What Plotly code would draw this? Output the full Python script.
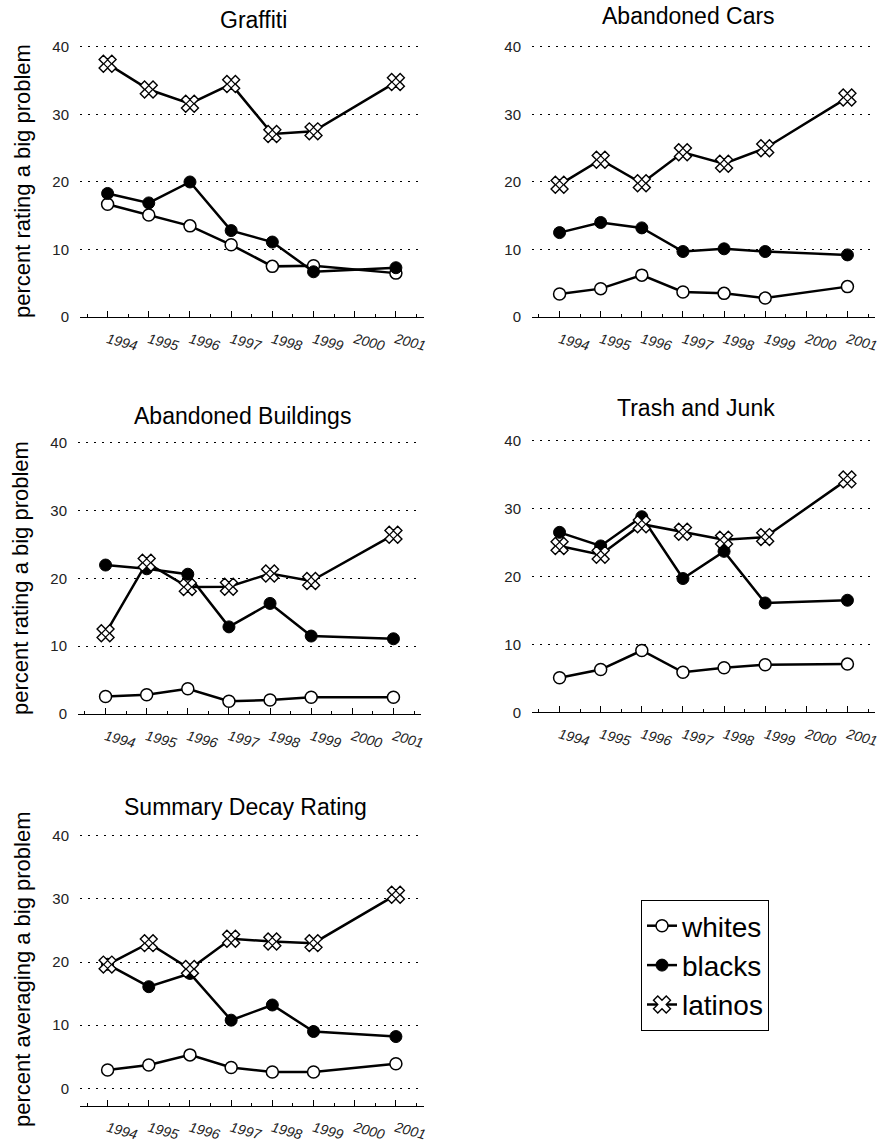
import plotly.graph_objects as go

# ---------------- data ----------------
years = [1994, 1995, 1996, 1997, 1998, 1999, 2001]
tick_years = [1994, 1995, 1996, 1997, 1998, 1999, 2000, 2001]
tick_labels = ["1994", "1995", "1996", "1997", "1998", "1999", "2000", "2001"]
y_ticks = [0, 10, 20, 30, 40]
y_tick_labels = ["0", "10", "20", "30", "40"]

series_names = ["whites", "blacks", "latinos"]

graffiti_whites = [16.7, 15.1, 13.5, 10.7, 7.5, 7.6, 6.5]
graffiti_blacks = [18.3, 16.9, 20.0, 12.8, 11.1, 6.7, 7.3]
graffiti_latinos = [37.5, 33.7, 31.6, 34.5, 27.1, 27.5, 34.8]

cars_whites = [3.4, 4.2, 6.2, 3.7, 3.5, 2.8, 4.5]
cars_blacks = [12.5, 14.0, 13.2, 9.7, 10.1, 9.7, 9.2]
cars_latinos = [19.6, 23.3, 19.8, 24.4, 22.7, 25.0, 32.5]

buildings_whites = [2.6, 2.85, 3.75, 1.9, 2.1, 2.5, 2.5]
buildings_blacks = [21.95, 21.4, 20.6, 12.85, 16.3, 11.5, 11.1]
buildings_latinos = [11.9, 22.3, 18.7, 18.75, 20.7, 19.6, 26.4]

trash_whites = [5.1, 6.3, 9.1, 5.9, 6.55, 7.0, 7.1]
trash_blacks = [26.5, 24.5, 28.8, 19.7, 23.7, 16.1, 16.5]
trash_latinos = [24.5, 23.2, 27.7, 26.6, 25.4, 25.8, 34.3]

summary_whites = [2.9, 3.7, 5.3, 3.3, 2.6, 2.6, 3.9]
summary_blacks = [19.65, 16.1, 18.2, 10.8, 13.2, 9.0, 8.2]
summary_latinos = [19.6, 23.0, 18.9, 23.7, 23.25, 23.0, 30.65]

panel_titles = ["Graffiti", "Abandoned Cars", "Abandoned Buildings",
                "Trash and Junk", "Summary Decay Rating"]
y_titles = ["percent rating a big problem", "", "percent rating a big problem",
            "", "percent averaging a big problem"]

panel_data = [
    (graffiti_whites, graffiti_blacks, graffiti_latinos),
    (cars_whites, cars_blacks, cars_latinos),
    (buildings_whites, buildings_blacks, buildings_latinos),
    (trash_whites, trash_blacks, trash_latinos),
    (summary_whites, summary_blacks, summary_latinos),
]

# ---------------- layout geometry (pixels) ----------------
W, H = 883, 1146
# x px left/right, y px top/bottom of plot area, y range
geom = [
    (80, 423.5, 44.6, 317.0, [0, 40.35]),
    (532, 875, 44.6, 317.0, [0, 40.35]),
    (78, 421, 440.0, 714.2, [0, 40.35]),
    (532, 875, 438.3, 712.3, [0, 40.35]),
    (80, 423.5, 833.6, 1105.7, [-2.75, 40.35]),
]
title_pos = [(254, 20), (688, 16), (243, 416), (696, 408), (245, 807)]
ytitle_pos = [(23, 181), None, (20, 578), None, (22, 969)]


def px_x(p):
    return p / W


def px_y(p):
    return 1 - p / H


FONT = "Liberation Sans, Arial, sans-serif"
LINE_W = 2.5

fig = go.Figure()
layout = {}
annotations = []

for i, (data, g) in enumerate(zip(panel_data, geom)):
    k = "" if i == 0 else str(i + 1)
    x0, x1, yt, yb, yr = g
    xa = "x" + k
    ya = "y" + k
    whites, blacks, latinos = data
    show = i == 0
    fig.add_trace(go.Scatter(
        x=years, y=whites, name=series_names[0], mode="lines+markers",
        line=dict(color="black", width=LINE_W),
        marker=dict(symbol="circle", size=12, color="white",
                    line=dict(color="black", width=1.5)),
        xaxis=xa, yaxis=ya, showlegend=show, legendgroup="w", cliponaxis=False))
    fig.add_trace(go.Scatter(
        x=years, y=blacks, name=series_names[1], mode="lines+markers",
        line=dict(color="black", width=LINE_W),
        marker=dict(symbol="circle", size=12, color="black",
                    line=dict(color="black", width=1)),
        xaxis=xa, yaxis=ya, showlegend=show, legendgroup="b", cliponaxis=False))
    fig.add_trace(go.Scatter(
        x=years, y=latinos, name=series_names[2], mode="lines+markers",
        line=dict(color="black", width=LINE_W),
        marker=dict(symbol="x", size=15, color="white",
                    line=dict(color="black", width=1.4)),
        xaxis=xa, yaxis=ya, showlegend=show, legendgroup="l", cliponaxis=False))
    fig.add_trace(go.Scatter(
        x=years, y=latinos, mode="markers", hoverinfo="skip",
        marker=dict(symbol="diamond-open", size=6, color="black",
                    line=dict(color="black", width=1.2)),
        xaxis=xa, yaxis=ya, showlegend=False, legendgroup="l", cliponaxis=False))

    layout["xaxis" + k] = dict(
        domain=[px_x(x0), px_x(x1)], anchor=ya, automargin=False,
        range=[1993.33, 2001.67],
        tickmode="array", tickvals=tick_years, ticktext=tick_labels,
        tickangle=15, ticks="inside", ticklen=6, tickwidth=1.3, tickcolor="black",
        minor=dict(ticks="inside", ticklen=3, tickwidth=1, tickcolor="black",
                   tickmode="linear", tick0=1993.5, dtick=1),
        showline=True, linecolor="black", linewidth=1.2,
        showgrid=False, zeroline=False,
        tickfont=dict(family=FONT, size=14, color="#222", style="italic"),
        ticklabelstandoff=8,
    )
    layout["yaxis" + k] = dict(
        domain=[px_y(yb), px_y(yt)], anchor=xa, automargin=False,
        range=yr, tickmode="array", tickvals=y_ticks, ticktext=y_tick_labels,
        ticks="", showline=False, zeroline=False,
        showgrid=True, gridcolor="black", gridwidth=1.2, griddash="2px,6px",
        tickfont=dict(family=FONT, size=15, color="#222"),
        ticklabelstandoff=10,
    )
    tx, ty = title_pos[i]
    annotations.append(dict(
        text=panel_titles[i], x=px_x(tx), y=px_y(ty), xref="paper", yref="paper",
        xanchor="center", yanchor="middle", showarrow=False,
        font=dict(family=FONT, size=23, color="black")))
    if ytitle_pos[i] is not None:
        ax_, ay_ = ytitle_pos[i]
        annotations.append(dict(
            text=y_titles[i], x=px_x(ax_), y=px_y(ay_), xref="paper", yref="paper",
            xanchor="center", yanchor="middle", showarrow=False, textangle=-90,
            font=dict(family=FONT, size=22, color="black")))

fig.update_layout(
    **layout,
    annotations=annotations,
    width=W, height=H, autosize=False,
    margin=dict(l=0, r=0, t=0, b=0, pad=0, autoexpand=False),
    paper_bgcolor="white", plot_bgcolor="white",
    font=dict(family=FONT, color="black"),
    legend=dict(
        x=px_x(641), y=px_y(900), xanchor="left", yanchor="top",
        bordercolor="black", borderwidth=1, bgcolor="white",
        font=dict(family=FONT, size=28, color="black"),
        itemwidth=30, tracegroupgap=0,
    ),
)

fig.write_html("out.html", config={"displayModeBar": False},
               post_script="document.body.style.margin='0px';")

-.-.-

* [SET TASK] Return, unchanged, the lines from the first line of the material through the line that holds "trash_latinos = [24.5, 23.2, 27.7, 26.6, 25.4, 25.8, 34.3]", inclusive, omitting pictures.

* [EXERCISE SOLUTION]
What Plotly code would draw this? Output the full Python script.
import plotly.graph_objects as go

# ---------------- data ----------------
years = [1994, 1995, 1996, 1997, 1998, 1999, 2001]
tick_years = [1994, 1995, 1996, 1997, 1998, 1999, 2000, 2001]
tick_labels = ["1994", "1995", "1996", "1997", "1998", "1999", "2000", "2001"]
y_ticks = [0, 10, 20, 30, 40]
y_tick_labels = ["0", "10", "20", "30", "40"]

series_names = ["whites", "blacks", "latinos"]

graffiti_whites = [16.7, 15.1, 13.5, 10.7, 7.5, 7.6, 6.5]
graffiti_blacks = [18.3, 16.9, 20.0, 12.8, 11.1, 6.7, 7.3]
graffiti_latinos = [37.5, 33.7, 31.6, 34.5, 27.1, 27.5, 34.8]

cars_whites = [3.4, 4.2, 6.2, 3.7, 3.5, 2.8, 4.5]
cars_blacks = [12.5, 14.0, 13.2, 9.7, 10.1, 9.7, 9.2]
cars_latinos = [19.6, 23.3, 19.8, 24.4, 22.7, 25.0, 32.5]

buildings_whites = [2.6, 2.85, 3.75, 1.9, 2.1, 2.5, 2.5]
buildings_blacks = [21.95, 21.4, 20.6, 12.85, 16.3, 11.5, 11.1]
buildings_latinos = [11.9, 22.3, 18.7, 18.75, 20.7, 19.6, 26.4]

trash_whites = [5.1, 6.3, 9.1, 5.9, 6.55, 7.0, 7.1]
trash_blacks = [26.5, 24.5, 28.8, 19.7, 23.7, 16.1, 16.5]
trash_latinos = [24.5, 23.2, 27.7, 26.6, 25.4, 25.8, 34.3]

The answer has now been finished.